Tuesday, October 02, 2018

Review: Stress and Your Body

I listened to Stress and Your Body, and kept thinking about how familiar it all sounded. Turns out it was all a rehash of another audio lecture series by the same author. Being Human, and Biology and Human Behavior.

The content of the lecture series is fine you've never heard it before. For instance, why are symphony conductors so long lived? It's not just because being up there on stage and waving your baton is excellent aerobic exercise, it's also because they have a lot of control. Apparently, it's not uncommon for the musicians to have to ask the conductor for permission to go to the bathroom in the middle of a practice! Having that much power is apparently great for longevity. (And there you have it, the answer for why women live longer than men)

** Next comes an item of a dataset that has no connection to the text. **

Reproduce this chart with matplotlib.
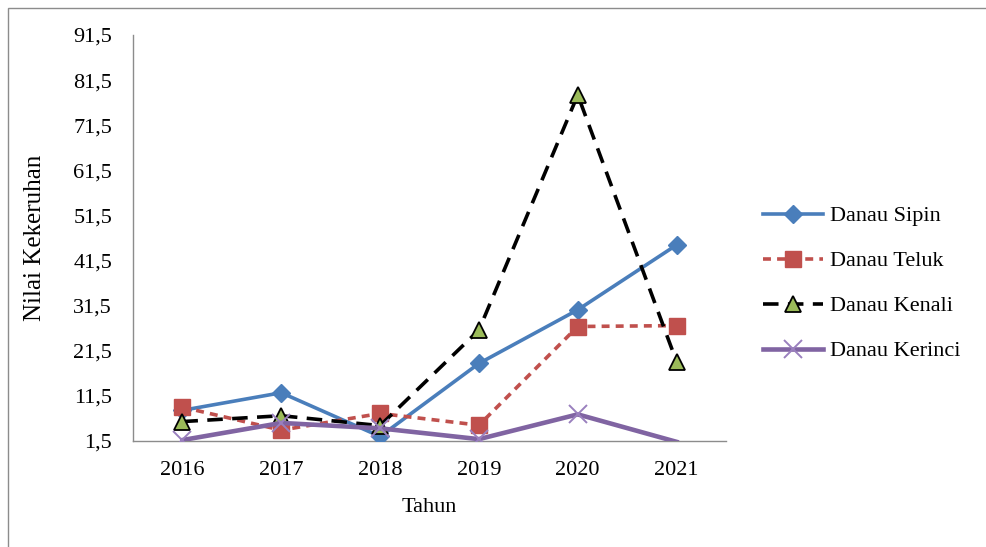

Anyway, the book's thesis is that the stress response is great. In the short term, it does a lot of good things for you, boosting your cognition and reaction time in those moments when you're running away from the tiger. It's chronic stress that's bad for you, because the human brain has the ability to turn on that stress response for things where raising heart rate and reducing digestion won't help you for, such as the need to pay a mortgage.

The book does provide some solutions for managing stress, but some of it is not as good as you might imagine. For instance, there's an experiment where they got students training to be social workers to visit people in nursing homes to see if that additional human interaction was good for them. And indeed it was great. But then when the experiment is over and the students stopped coming, the folks in the nursing home deteriorated to a much worse baseline than the controls who never got that additional interaction. So it's not like you can do this as a temporary thing, it has to be ongoing.

The lecture series is fine, just don't be me and buy the other books Sapolsky has done: he's pretty much been mining the same material over and over again, so you're bound to start thinking: "Hm... I've heard this before, even in the same voice!" Otherwise, if you've never heard any Sapolsky before, it's recommended.